In our series of letters from African journalists, Sierra Leonean-Gambian writer Ade Daramy considers the fallout of an unlikely alliance.
It is an oft-quoted maxim that politics makes strange bedfellows.
Can you imagine US President Joe Biden forming an alliance with the Republican Party of Donald Trump?
Well, something akin to that has happened in The Gambia where erstwhile enemies have formed a pact ahead of elections in December.
The parties of current President Adama Barrow and his predecessor Yahya Jammeh have joined forces.
To understand just how incongruous this seems, you need to understand how the last election played out.
A coalition of parties formed to unseat Mr Jammeh, who had been in power for 22 years.
Much of his rule was marked by harsh authoritarianism and, judging by the testimonies at the not-long-completed sittings of the Truth, Reconciliation and Reparations Commission (TRRC), a litany of human rights abuses.
Given this background, it was a shock when Mr Barrow, the coalition candidate, won with 43% of the vote, to Mr Jammeh’s 40%.
Mr Jammeh initially accepted the result, even going on TV to concede, but he later reneged.
The regional bloc, Ecowas, stepped in – sending in troops and forcing Mr Jammeh to go into exile in Equatorial Guinea, where he remains.
There was much rejoicing, but the ruling coalition faced some hiccups, and President Barrow fired his vice-president, Ousainou Darboe, in 2019.
Mr Darboe is a veteran politician and leader of the United Democratic Party (UDP), under whose ticket Mr Barrow had contested the 2016 election.

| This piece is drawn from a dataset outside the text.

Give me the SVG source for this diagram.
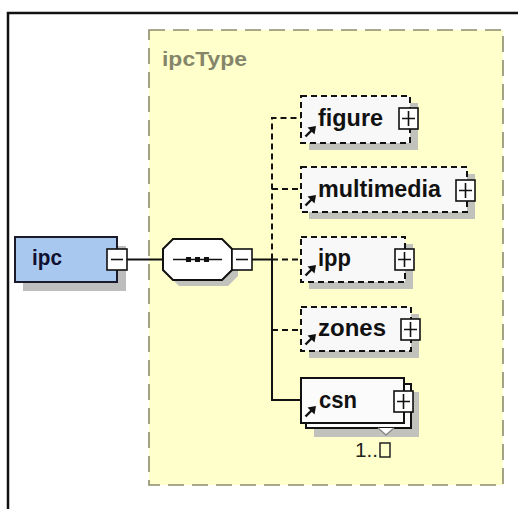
<svg xmlns="http://www.w3.org/2000/svg" width="518" height="509" viewBox="0 0 518 509">
<style>
.lbl{font-family:"Liberation Sans",Arial,sans-serif;font-weight:bold;font-size:24px;fill:#111111}
.shadow{fill:#c2c2bc}
.opt{fill:#f8f8f8;stroke:#111111;stroke-width:2;stroke-dasharray:6 4}
.req{fill:#fbfbfb;stroke:#111111;stroke-width:2}
.btn{fill:#ffffff;stroke:#111111;stroke-width:1.6}
.dl{fill:none;stroke:#111111;stroke-width:2;stroke-dasharray:6 4}
.sl{fill:none;stroke:#111111;stroke-width:2}
</style>
<defs>
<g id="plus">
<rect class="btn" x="0" y="0" width="19" height="21"/>
<path d="M3 10.5H16M9.5 3V18" stroke="#111111" stroke-width="1.6"/>
</g>
<g id="minus">
<rect class="btn" x="0" y="0" width="20" height="21"/>
<path d="M4 10.5H16" stroke="#111111" stroke-width="1.6"/>
</g>
<g id="arr">
<path d="M4.5 -6.5L11 -13" stroke="#111111" stroke-width="2.4"/>
<polygon points="15,-17 6.5,-15.5 13.5,-8.5" fill="#111111"/>
</g>
</defs>

<rect x="8" y="13" width="520" height="510" fill="#ffffff" stroke="#111111" stroke-width="2.5"/>

<g id="ipcType">
<rect x="149" y="30" width="354" height="455" fill="#ffffcc" stroke="#8c8c6c" stroke-width="1.6" stroke-dasharray="16 8"/>
<text x="162" y="66" font-family="Liberation Sans,Arial,sans-serif" font-weight="bold" font-size="20" fill="#85856a" textLength="85" lengthAdjust="spacingAndGlyphs">ipcType</text>
</g>

<g id="connectors">
<path class="sl" d="M127 259.5H163"/>
<path class="sl" d="M252 259.5H272V400H301"/>
<path class="dl" d="M272 259.5V118H301"/>
<path class="dl" d="M272 189H301"/>
<path class="dl" d="M272 259.5H301"/>
<path class="dl" d="M272 330H301"/>
</g>

<g id="ipc">
<rect x="23" y="246" width="103" height="45" fill="#bdbdbd"/>
<rect x="15" y="237" width="102" height="45" fill="#a9c8f0" stroke="#1a1a2a" stroke-width="2"/>
<text x="32" y="265" font-family="Liberation Sans,Arial,sans-serif" font-weight="bold" font-size="22" fill="#101030" textLength="30" lengthAdjust="spacingAndGlyphs">ipc</text>
<use href="#minus" x="107" y="249"/>
</g>

<g id="sequence">
<polygon class="shadow" points="179,245 228,245 238,255 238,276 228,286 179,286 169,276 169,255"/>
<polygon points="173,239 222,239 232,249 232,270 222,280 173,280 163,270 163,249" fill="#ffffff" stroke="#111111" stroke-width="2"/>
<path d="M173 259.5H222" stroke="#111111" stroke-width="1.6"/>
<rect x="186" y="257" width="5" height="5" fill="#111111"/>
<rect x="195" y="257" width="5" height="5" fill="#111111"/>
<rect x="204" y="257" width="5" height="5" fill="#111111"/>
<use href="#minus" x="232" y="249"/>
</g>

<g id="figure">
<rect class="shadow" x="309" y="103" width="109" height="47"/>
<rect class="opt" x="301" y="96" width="109" height="47"/>
<text class="lbl" x="318" y="126" textLength="65" lengthAdjust="spacingAndGlyphs">figure</text>
<use href="#plus" x="399" y="108"/>
<use href="#arr" x="301" y="143"/>
</g>

<g id="multimedia">
<rect class="shadow" x="309" y="174" width="166" height="45"/>
<rect class="opt" x="301" y="167" width="166" height="45"/>
<text class="lbl" x="318" y="197" textLength="123" lengthAdjust="spacingAndGlyphs">multimedia</text>
<use href="#plus" x="456" y="180"/>
<use href="#arr" x="301" y="212"/>
</g>

<g id="ipp">
<rect class="shadow" x="309" y="244" width="104" height="45"/>
<rect class="opt" x="301" y="237" width="104" height="45"/>
<text class="lbl" x="318" y="266" textLength="33" lengthAdjust="spacingAndGlyphs">ipp</text>
<use href="#plus" x="395" y="249"/>
<use href="#arr" x="301" y="282"/>
</g>

<g id="zones">
<rect class="shadow" x="309" y="314" width="110" height="44"/>
<rect class="opt" x="301" y="307" width="110" height="44"/>
<text class="lbl" x="318" y="336" textLength="68" lengthAdjust="spacingAndGlyphs">zones</text>
<use href="#plus" x="401" y="319"/>
<use href="#arr" x="301" y="351"/>
</g>

<g id="csn">
<rect class="shadow" x="314" y="392" width="105" height="45"/>
<rect class="req" x="306" y="384" width="105" height="44"/>
<polyline points="378,428 386,435 394,428" fill="#ffffff" stroke="#8a8a8a" stroke-width="1.5"/>
<rect class="req" x="301" y="378" width="103" height="45"/>
<text class="lbl" x="319" y="408" textLength="38" lengthAdjust="spacingAndGlyphs">csn</text>
<use href="#plus" x="394" y="391"/>
<use href="#arr" x="301" y="423"/>
<text x="355" y="457" font-family="Liberation Sans,Arial,sans-serif" font-size="21" fill="#222222" textLength="23" lengthAdjust="spacingAndGlyphs">1..</text>
<rect x="380" y="443" width="10" height="14" fill="none" stroke="#222222" stroke-width="1.5"/>
</g>
</svg>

It was obvious Mr Barrow would no longer be welcome in the UDP, so earlier this year he struck out on his own, launching the National People’s Party (NPP).
‘Betrayal of public trust’
So far, so ordinary. That is until at a packed press conference earlier this month, the NPP extended a formal hand of friendship to Mr Jammeh’s old Alliance for Patriotic Reorientation and Construction (APRC) party.
It was a political bombshell.
Some critics of the deal have since been branded hypocrites given the whispers that they had also been making overtures to the ex-president’s party, which still retains support in some parts of the country.
But it was the response from The Victims’ Center that held resonance.
The group was launched two months after Mr Jammeh fled to give a voice to the many victims of his regime. It labelled the move as treacherous, shocking and deplorable.
“It represents the worst betrayal of public trust,” it said, referring to Mr Jammeh as a “tinpot dictator” whose APRC government “orchestrated the crimes of mass killings and raped innocent mothers and daughters, and fathers and sons for 22 years”.
More about The Gambia’s truth commission:
It accused Mr Barrow of turning his back on justice.
The Victims’ Center group is hoping this is something the TRRC will deliver – though it is now in doubt whether its report and recommendations will be published before the election.
Nonetheless, the political pact does not seem as unfathomable to some Gambians as it does to outsiders.
A colleague told me: “You really wouldn’t understand; it’s ‘the Gambian way’.
“Why have the word ‘reconciliation’ as part of the TRRC’s name, if we are not willing to reconcile?” he said.
“Don’t forget,” he added, “We are the country that has truly embraced the concept of ‘Maslaha’.”
This is the principle of “public interest” in Islamic law.
Critics of what is termed “Maslaha syndrome” see it as granting forgiveness at the expense of justice – a way of sweeping things under the carpet.
Gambians, of course, view it differently and as something uniquely theirs. The word has been adopted in all The Gambia’s major languages.
They point to years of peaceful coexistence in a small mainly Muslim country as evidence that it works – seemingly forgetting the crimes of the Jammeh era.
For the APRC’s interim leader, Fabakary Tombong Jatta, this was the motive behind the deal with the NPP.
“The Gambia must put an end to harassing and traumatising our former leaders who have left office,” he said.
“We should pay no heed to the wishes of the International Criminal Court, which only prosecutes African, not Western leaders, even those that have committed atrocities.”
Having said that, Mr Jammeh is unlikely to return before the election, fearing arrest for breaching the terms of his exile and inflaming the political scene ahead of what is already shaping up to be a hotly contested election with 18 parties registered so far.
But if the NPP-APRC gamble pays off, perhaps he will come home one day and Maslaha will win the day.